Of course, peopling a scene with modern-day observers can be a theatrical cliché, but not here. The outsiders see nothing, and the concept engages that intriguing question of what happens to the gods. It also helped that Mr. Dorst clearly worked well with the cast, drawing nuanced and poignant portrayals from even the silent characters.
In “Das Rheingold,” when we meet Wotan and his extended family of gods, they are living in what looks like a run-down building in a public park, with a nearby lookout post of dingy stone walls marred by graffiti. When Wotan and Loge, seeking the power of the magic ring, descend to the mine that the maniacal dwarf Alberich is operating, the place is a modern energy plant. A power plant, get it? A meter reader comes through at one point, looking at gauges, unaware that Wotan and Alberich are engaged in a battle of wits.

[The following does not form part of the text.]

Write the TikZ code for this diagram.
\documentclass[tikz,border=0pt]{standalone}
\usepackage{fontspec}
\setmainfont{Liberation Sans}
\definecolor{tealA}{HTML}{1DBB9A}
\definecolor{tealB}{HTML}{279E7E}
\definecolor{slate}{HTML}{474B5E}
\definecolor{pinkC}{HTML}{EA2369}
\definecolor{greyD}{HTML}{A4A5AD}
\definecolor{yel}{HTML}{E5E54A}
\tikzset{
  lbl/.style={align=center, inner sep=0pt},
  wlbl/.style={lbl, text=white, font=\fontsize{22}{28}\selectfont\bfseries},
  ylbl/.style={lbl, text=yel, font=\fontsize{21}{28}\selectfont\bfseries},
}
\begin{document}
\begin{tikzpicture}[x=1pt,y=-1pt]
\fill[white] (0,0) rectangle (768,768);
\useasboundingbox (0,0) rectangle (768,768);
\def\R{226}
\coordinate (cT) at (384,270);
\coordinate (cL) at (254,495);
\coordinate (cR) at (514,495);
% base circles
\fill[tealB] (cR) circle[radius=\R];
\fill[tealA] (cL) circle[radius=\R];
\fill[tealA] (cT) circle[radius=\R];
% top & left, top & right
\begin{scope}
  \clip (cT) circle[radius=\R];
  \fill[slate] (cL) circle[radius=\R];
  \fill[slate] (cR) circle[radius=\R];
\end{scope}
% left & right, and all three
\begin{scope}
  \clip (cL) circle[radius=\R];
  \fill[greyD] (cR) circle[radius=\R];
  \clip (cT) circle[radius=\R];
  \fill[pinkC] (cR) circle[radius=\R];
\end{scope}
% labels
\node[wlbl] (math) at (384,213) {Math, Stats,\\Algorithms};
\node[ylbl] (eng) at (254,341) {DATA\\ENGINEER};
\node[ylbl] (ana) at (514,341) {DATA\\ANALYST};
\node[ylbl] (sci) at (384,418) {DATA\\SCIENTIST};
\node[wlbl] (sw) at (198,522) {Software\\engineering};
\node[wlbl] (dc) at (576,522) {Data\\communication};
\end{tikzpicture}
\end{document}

The home of Hunding, the brut ish clansman, and his oppressed wife, the captured demigodess Sieglinde, looks like some formerly grand estate, now damaged by a street pole with a downed power line that has smashed through a wall. Curiosity-seekers mill about. And when the clouds clear around Wotan striding atop his mountain, the site is revealed to be a hilltop park with a viewing area to which some bicyclists have made their way.
I loved the idea that the best place the calculating dwarf Mime was able to find to rear the young Siegfried was an abandoned classroom, with a chemistry lab table for Mime to mix his potions, a chalk board and an old crib in a cluttered corner where the infant Siegfried once slept. Also striking was the stone quarry that represented Valhalla, where the Valkyries were not doing a good job of serving fallen heroes, here pasty-skinned and delicate young men in lacy robes, sleeping as if dead to the world.

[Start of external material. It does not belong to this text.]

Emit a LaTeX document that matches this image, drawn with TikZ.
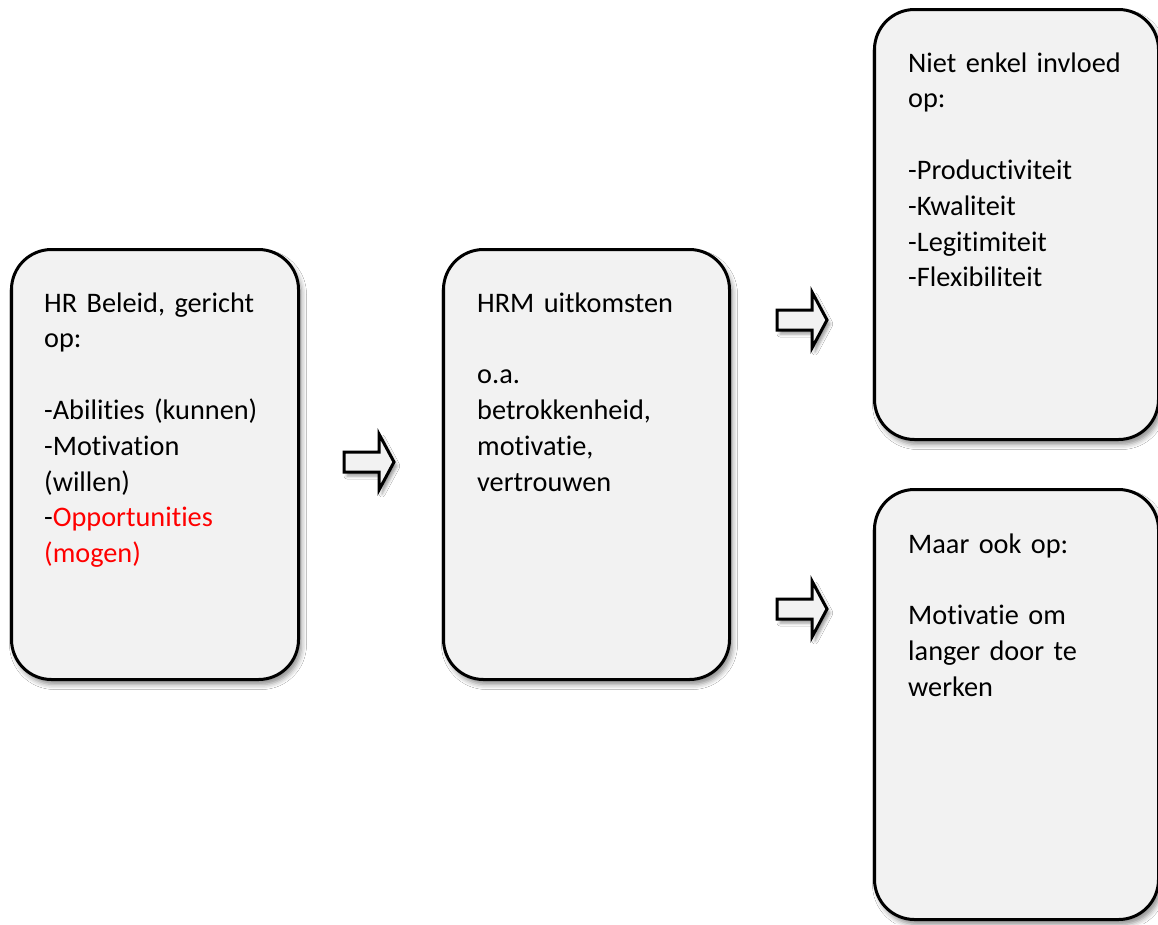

For me, the costumes designed by Bernd Skodzig are the biggest lapse of the production. Mr. Dorst wanted the gods to look alien, not human. Alien is one thing, silly another. In “Rheingold,” the gods’ outfits look like rejects from the “Star Trek” costume shop.

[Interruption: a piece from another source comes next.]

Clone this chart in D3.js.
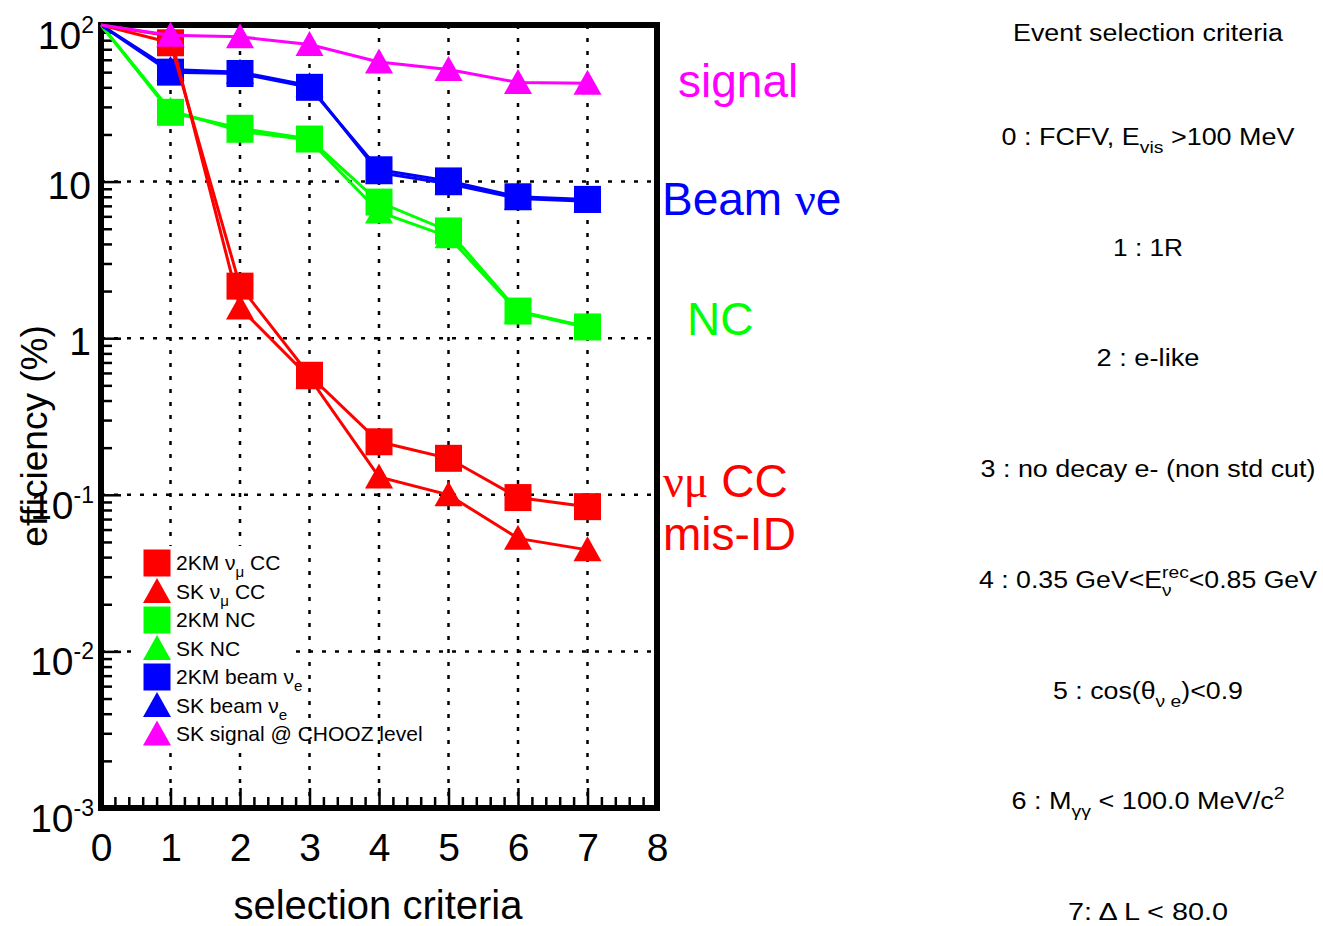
<!DOCTYPE html>
<html>
<head>
<meta charset="utf-8">
<script src="https://cdn.jsdelivr.net/npm/d3@7"></script>
<style>
    body { margin: 0; background: #fff; }
    svg { display: block; font-family: "Liberation Sans", Arial, Helvetica, sans-serif; }
</style>
</head>
<body>
<div id="chart"></div>
<script>
// Selection steps (x) and efficiencies in % (y)
const steps = [0, 1, 2, 3, 4, 5, 6, 7];
const km2NumuCC   = [100, 77, 2.15, 0.58, 0.218, 0.171, 0.096, 0.084];
const skNumuCC    = [100, 85, 1.56, 0.56, 0.13, 0.10, 0.0527, 0.0445];
const km2NC       = [100, 27.7, 21.9, 18.7, 7.4, 4.84, 1.49, 1.18];
const skNC        = [100, 28.5, 21.0, 18.4, 6.4, 4.45, 1.47, 1.17];
const km2BeamNue  = [100, 50, 49, 40, 11.9, 10.1, 8.0, 7.7];
const skBeamNue   = [100, 52, 50, 41, 11.4, 9.7, 7.8, 7.5];
const skSignal    = [100, 86, 84, 75, 58, 52, 43, 42.5];

// Axis ticks
const xTickValues = [0, 1, 2, 3, 4, 5, 6, 7, 8];
const yTickValues = [100, 10, 1, 0.1, 0.01, 0.001];
const yTickBases  = ['10', '10', '1', '10', '10', '10'];
const yTickExps   = ['2', '', '', '-1', '-2', '-3'];

// Legend rows: [text parts], parts are [string, 'sub'|'sup'|'']
const legendLabels = [
    [['2KM ν'], ['μ', 'sub'], [' CC']],
    [['SK ν'], ['μ', 'sub'], [' CC']],
    [['2KM NC']],
    [['SK NC']],
    [['2KM beam ν'], ['e', 'sub']],
    [['SK beam ν'], ['e', 'sub']],
    [['SK signal @ CHOOZ level']]
];

// Right-hand panel
const criteriaTitle = 'Event selection criteria';
const criteriaLines = [
    [['0 : FCFV, E'], ['vis', 'sub'], [' >100 MeV']],
    [['1 : 1R']],
    [['2 : e-like']],
    [['3 : no decay e- (non std cut)']],
    [['4 : 0.35 GeV<E'], ['rec', 'sup'], ['ν', 'under'], ['<0.85 GeV']],
    [['5 : cos(θ'], ['ν e', 'sub'], [')<0.9']],
    [['6 : M'], ['γγ', 'sub'], [' < 100.0 MeV/c'], ['2', 'sup']],
    [['7: Δ L < 80.0']]
];
const criteriaWidths = [293, 70, 103, 335, 338, 190, 273, 160];
const criteriaTitleWidth = 270;

const series = [
    { name: 'SK NC', values: skNC, color: '#00ff00', marker: 'tri' },
    { name: '2KM NC', values: km2NC, color: '#00ff00', marker: 'sq' },
    { name: 'SK beam', values: skBeamNue, color: '#0000ff', marker: 'tri' },
    { name: '2KM beam', values: km2BeamNue, color: '#0000ff', marker: 'sq' },
    { name: 'SK numu CC', values: skNumuCC, color: '#ff0000', marker: 'tri' },
    { name: '2KM numu CC', values: km2NumuCC, color: '#ff0000', marker: 'sq' },
    { name: 'SK signal', values: skSignal, color: '#ff00ff', marker: 'tri' }
];
const legendColors  = ['#ff0000', '#ff0000', '#00ff00', '#00ff00', '#0000ff', '#0000ff', '#ff00ff'];
const legendMarkers = ['sq', 'tri', 'sq', 'tri', 'sq', 'tri', 'tri'];

const W = 1323, H = 926;
const svg = d3.select('#chart').append('svg')
    .attr('width', W)
    .attr('height', H);

const x = d3.scaleLinear().domain([0, 8]).range([101, 657]);
const y = d3.scaleLog().domain([1e-3, 1e2]).range([808, 25]);

// marker paths
const markerPath = {
    sq: 'M-13.5,-13.5H13.5V13.5H-13.5Z',
    tri: 'M0,-13.5L14,11.5H-14Z'
};

// sub/superscript helper
function addParts(text, parts, fs) {
    let level = 0;
    let lastLen = 0;
    let backTo = 0;
    parts.forEach(([str, kind]) => {
        const small = kind === 'sub' || kind === 'sup' || kind === 'under';
        const target = kind === 'sub' || kind === 'under' ? fs * 0.35 : kind === 'sup' ? -fs * 0.45 : 0;
        const t = text.append('tspan')
            .attr('dy', target - level)
            .style('font-size', (small ? fs * 0.72 : fs) + 'px')
            .text(str);
        if (kind === 'under') t.attr('dx', -lastLen);
        else if (backTo) t.attr('dx', backTo);
        const len = t.node().getComputedTextLength();
        backTo = kind === 'under' ? Math.max(0, lastLen - len) : 0;
        lastLen = len;
        level = target;
    });
}

// grid
const grid = svg.append('g')
    .attr('stroke', '#000')
    .attr('stroke-width', 2.5)
    .attr('stroke-dasharray', '4,9');

grid.selectAll('line.v')
    .data(xTickValues.slice(1, -1))
    .join('line')
    .attr('class', 'v')
    .attr('x1', d => x(d)).attr('x2', d => x(d))
    .attr('y1', y(1e2)).attr('y2', y(1e-3));

grid.selectAll('line.h')
    .data(yTickValues.slice(1, -1))
    .join('line')
    .attr('class', 'h')
    .attr('x1', x(0)).attr('x2', x(8))
    .attr('y1', d => y(d)).attr('y2', d => y(d));

// axes ticks (drawn inward)
const xMinor = d3.range(0, 8.001, 0.2).filter(d => Math.abs(d - Math.round(d)) > 1e-6);
const yMinor = [];
[-3, -2, -1, 0, 1].forEach(e => {
    for (let m = 2; m <= 9; m++) yMinor.push(m * Math.pow(10, e));
});

function styleAxis(g) {
    g.select('.domain').remove();
    g.selectAll('line').attr('stroke', '#000').attr('stroke-width', 2.5);
}

svg.append('g')
    .attr('transform', `translate(0,${y(1e-3)})`)
    .call(d3.axisBottom(x).tickValues(xTickValues).tickSize(-20).tickPadding(25).tickFormat(d3.format('d')))
    .call(styleAxis)
    .attr('font-size', 39)
    .attr('font-family', null);

svg.append('g')
    .attr('transform', `translate(0,${y(1e-3)})`)
    .call(d3.axisBottom(x).tickValues(xMinor).tickSize(-11).tickFormat(''))
    .call(styleAxis);

svg.append('g')
    .attr('transform', `translate(${x(0)},0)`)
    .call(d3.axisLeft(y).tickValues(yTickValues).tickSize(-20).tickFormat(''))
    .call(styleAxis);

svg.append('g')
    .attr('transform', `translate(${x(0)},0)`)
    .call(d3.axisLeft(y).tickValues(yMinor).tickSize(-11).tickFormat(''))
    .call(styleAxis);

// y tick labels with exponents
yTickValues.forEach((v, i) => {
    const hasExp = yTickExps[i] !== '';
    const t = svg.append('text')
        .attr('x', hasExp ? 94 : 91)
        .attr('y', y(v) + (hasExp ? 24 : 17))
        .attr('text-anchor', 'end')
        .style('font-size', '39px');
    t.append('tspan').text(yTickBases[i]);
    if (hasExp) {
        t.append('tspan')
            .attr('dy', -16)
            .style('font-size', '23px')
            .text(yTickExps[i]);
    }
});

// frame
svg.append('rect')
    .attr('x', x(0)).attr('y', y(1e2))
    .attr('width', x(8) - x(0)).attr('height', y(1e-3) - y(1e2))
    .attr('fill', 'none')
    .attr('stroke', '#000')
    .attr('stroke-width', 6);

// series
const line = d3.line()
    .x((d, i) => x(steps[i]))
    .y(d => y(d));

series.forEach(s => {
    const g = svg.append('g');
    g.append('path')
        .attr('d', line(s.values))
        .attr('fill', 'none')
        .attr('stroke', s.color)
        .attr('stroke-width', 3);
    g.selectAll('path.m')
        .data(s.values.slice(1))
        .join('path')
        .attr('class', 'm')
        .attr('d', markerPath[s.marker])
        .attr('transform', (d, i) => `translate(${x(steps[i + 1])},${y(d)})`)
        .attr('fill', s.color);
});

// legend
const legend = svg.append('g');
legend.append('rect')
    .attr('x', 136).attr('y', 546)
    .attr('width', 154).attr('height', 203)
    .attr('fill', '#fff');

legendLabels.forEach((parts, i) => {
    const cy = 563 + i * 28.5;
    legend.append('path')
        .attr('d', markerPath[legendMarkers[i]])
        .attr('transform', `translate(157,${cy})`)
        .attr('fill', legendColors[i]);
    const t = legend.append('text')
        .attr('x', 176)
        .attr('y', cy + 7)
        .style('font-size', '21px');
    addParts(t, parts, 21);
});

// axis titles
svg.append('text')
    .attr('x', 378).attr('y', 919)
    .attr('text-anchor', 'middle')
    .style('font-size', '40px')
    .text('selection criteria');

svg.append('text')
    .attr('transform', 'translate(47,436) rotate(-90)')
    .attr('text-anchor', 'middle')
    .style('font-size', '37px')
    .text('efficiency (%)');

// category annotations
const serif = '"Liberation Serif", "DejaVu Serif", serif';
svg.append('text').attr('x', 678).attr('y', 97)
    .style('font-size', '46px').attr('fill', '#ff00ff').text('signal');

const beam = svg.append('text').attr('x', 662).attr('y', 215)
    .style('font-size', '46px').attr('fill', '#0000ff');
beam.append('tspan').text('Beam ');
beam.append('tspan').style('font-family', serif).text('ν');
beam.append('tspan').text('e');

svg.append('text').attr('x', 687).attr('y', 335)
    .style('font-size', '46px').attr('fill', '#00ff00').text('NC');

const numu = svg.append('text').attr('x', 663).attr('y', 497)
    .style('font-size', '46px').attr('fill', '#ff0000');
numu.append('tspan').style('font-family', serif).text('νμ');
numu.append('tspan').text(' CC');

svg.append('text').attr('x', 663).attr('y', 550)
    .style('font-size', '46px').attr('fill', '#ff0000').text('mis-ID');

// criteria panel
const cx = 1148;
svg.append('text')
    .attr('x', cx).attr('y', 41)
    .attr('text-anchor', 'middle')
    .style('font-size', '23px')
    .attr('textLength', criteriaTitleWidth)
    .attr('lengthAdjust', 'spacingAndGlyphs')
    .text(criteriaTitle);

const criteriaY = d3.scaleLinear().domain([0, 7]).range([145, 920]);
criteriaLines.forEach((parts, i) => {
    const t = svg.append('text')
        .attr('x', cx)
        .attr('y', criteriaY(i))
        .attr('text-anchor', 'middle')
        .style('font-size', '23px');
    addParts(t, parts, 23);
    t.attr('textLength', criteriaWidths[i]).attr('lengthAdjust', 'spacingAndGlyphs');
});
</script>
</body>
</html>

Of the major roles, the most vocally compelling performance was from the bass-baritone Falk Struckmann as Wotan. He sang with earthy tone and plenty of power, fully conveying a god torn by uncertainty and arrogance. The American soprano Linda Watson won fairly consistent ovations for her Brünnhilde. I tried to like her. She sang with vibrancy, with a voice that sliced through the orchestra and, in reflective passages, offered some lovely phrasing. But her sound was just too strident and wobbly for me.
The American Stephen Gould, the Siegfried, is far from a born heldentenor. His voice lacks heroic heft and clarion top notes. But he sang with unflagging verve, acted with agility and pulled it off. Until a real contender comes along, he will do. But in their many scenes together, his work was usually overshadowed by the nasal-toned tenor Gerhard Siegel as a wonderfully impish Mime, a character role.
Andrew Shore was an aptly conniving Alberich. Other standouts were the luminous soprano Adrianne Pieczonka as Sieglinde; Hans-Peter König, chilling as Hagen; and the dusky-toned Mihoko Fujimura as Erda and also as Waltraute (in “Götterdämmerung”).
Because of Bayreuth’s unique covered pit, the orchestra players cannot be seen. So it was a lovely touch during the final ovations on Monday when the curtain opened to reveal the musicians standing onstage, instruments in hand, in their dressed-for-comfort wear. They won a huge and much-deserved ovation. And their outfits of colorful T-shirts, jeans, shorts and summer dresses looked a lot better than the production’s costumes.